As if Young's accomplishments weren't impressive enough, she also received a second Fulbright to pursue her doctoral degree. However, she decided to take a different path.
“I'm honored to have been awarded a second Fulbright for a doctorate, but I ultimately decided to pursue a Juris Doctor degree,” Young said. “Partially influenced by the COVID pandemic, I think it's crucial moving forward to have more scientists influencing policy decisions, and I hope my apex of science and law can contribute to that.”
Support from Texas Tech
Young said she wouldn't have been able to pursue her Fulbright award without the help from Wendoli Flores, the director of the Prestigious External Student Awards Office in the Honors College.
“The office was absolutely wonderful, and Wendoli was so helpful,” Young said. “The guidance she provided and her input and advice was invaluable. She put so many hours into helping every single one of our applicants, and it's just incredible. I definitely wouldn't have known the best way to go about the application process, and I don't think I would have been as ambitious in my research proposal plans if not for Wendoli's encouragement and guidance. Texas Tech is lucky to have her.”
Young also said the connections she made while at Texas Tech impacted the trajectory of her future.
“I met Dr. Kirkby at a conference in 2017 from the opportunities Texas Tech provided me,” Young said. “She had worked with some folks from Texas Tech and Texas A&M Agrilife. We got to chatting, and we just hit it off. Verticillium wilt in cotton is prominent in the U.S. and Australia, so we got to compare how we did things in our lab and her lab and in the literature from both Australia and the U.S. And that ended up being the basis for my master's degree.
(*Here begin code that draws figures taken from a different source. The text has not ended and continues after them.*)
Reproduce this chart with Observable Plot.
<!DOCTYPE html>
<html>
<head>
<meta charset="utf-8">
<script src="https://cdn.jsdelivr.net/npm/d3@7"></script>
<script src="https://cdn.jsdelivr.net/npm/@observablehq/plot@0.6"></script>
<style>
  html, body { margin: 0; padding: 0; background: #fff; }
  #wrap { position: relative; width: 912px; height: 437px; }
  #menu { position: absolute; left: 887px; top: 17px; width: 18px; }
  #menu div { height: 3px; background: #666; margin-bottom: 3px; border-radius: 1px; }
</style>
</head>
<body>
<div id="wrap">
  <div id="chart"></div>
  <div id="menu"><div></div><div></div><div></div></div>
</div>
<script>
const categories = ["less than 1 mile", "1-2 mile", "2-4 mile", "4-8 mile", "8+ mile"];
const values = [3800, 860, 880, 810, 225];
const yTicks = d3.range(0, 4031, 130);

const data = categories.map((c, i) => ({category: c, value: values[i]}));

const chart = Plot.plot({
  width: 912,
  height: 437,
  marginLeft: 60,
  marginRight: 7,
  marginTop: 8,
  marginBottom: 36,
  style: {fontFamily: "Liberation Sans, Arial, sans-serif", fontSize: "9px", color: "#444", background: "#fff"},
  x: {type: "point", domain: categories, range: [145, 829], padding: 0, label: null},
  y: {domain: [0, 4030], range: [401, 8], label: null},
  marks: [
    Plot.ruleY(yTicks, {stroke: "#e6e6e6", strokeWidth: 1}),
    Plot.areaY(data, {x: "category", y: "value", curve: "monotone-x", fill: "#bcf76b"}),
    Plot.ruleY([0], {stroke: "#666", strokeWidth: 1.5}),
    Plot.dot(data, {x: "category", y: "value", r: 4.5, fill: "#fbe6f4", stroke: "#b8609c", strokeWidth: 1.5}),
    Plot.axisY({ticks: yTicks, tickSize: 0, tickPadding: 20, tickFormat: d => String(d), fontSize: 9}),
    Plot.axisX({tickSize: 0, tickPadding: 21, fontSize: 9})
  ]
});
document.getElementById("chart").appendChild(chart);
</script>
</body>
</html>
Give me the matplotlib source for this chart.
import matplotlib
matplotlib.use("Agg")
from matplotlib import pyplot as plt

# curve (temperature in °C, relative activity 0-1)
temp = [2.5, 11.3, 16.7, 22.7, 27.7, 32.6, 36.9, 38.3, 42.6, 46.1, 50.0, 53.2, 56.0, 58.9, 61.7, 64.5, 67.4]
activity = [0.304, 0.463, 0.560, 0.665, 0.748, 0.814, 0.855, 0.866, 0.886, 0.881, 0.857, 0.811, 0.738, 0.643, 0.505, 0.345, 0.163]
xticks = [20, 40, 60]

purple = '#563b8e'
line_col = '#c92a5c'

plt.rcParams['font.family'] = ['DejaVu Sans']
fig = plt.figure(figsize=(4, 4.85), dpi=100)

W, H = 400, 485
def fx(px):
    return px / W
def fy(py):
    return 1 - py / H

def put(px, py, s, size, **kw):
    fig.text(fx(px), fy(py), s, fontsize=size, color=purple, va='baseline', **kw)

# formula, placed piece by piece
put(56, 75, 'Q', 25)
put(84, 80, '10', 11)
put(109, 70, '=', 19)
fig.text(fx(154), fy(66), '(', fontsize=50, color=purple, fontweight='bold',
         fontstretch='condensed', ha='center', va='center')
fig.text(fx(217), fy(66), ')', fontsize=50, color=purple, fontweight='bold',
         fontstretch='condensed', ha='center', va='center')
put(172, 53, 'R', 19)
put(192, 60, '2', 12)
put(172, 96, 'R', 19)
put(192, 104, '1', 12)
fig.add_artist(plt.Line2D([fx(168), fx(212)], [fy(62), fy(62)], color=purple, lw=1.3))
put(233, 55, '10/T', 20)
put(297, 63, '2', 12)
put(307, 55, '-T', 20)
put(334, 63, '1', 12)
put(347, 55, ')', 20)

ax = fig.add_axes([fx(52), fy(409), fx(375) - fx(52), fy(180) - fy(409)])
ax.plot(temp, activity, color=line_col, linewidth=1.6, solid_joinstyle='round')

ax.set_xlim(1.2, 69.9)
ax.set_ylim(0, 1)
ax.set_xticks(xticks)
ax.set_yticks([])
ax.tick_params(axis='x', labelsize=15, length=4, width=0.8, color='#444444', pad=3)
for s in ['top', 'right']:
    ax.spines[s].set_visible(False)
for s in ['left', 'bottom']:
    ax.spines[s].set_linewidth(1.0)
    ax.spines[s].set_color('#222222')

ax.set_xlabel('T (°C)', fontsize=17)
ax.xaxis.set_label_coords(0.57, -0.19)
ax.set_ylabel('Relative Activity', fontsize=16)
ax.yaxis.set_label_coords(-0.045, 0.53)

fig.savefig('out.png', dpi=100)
“Then, the Fulbright project we came up with was taking that one step further. We compared the methods of each of our laboratories and tested the most effective way to go about what we're trying to do – detect how much of the Verticillium wilt pathogen was present in the field soil. Then, we developed that into a tool that Australian farmers could use to predict the severity and likelihood of their crop developing diseases before they planted, so maybe they wouldn't plant cotton that year or make different management decisions. It really all came from the opportunities I had at Texas Tech, to go and meet people and talk to scientists. Those connections wouldn't have been there without Texas Tech.”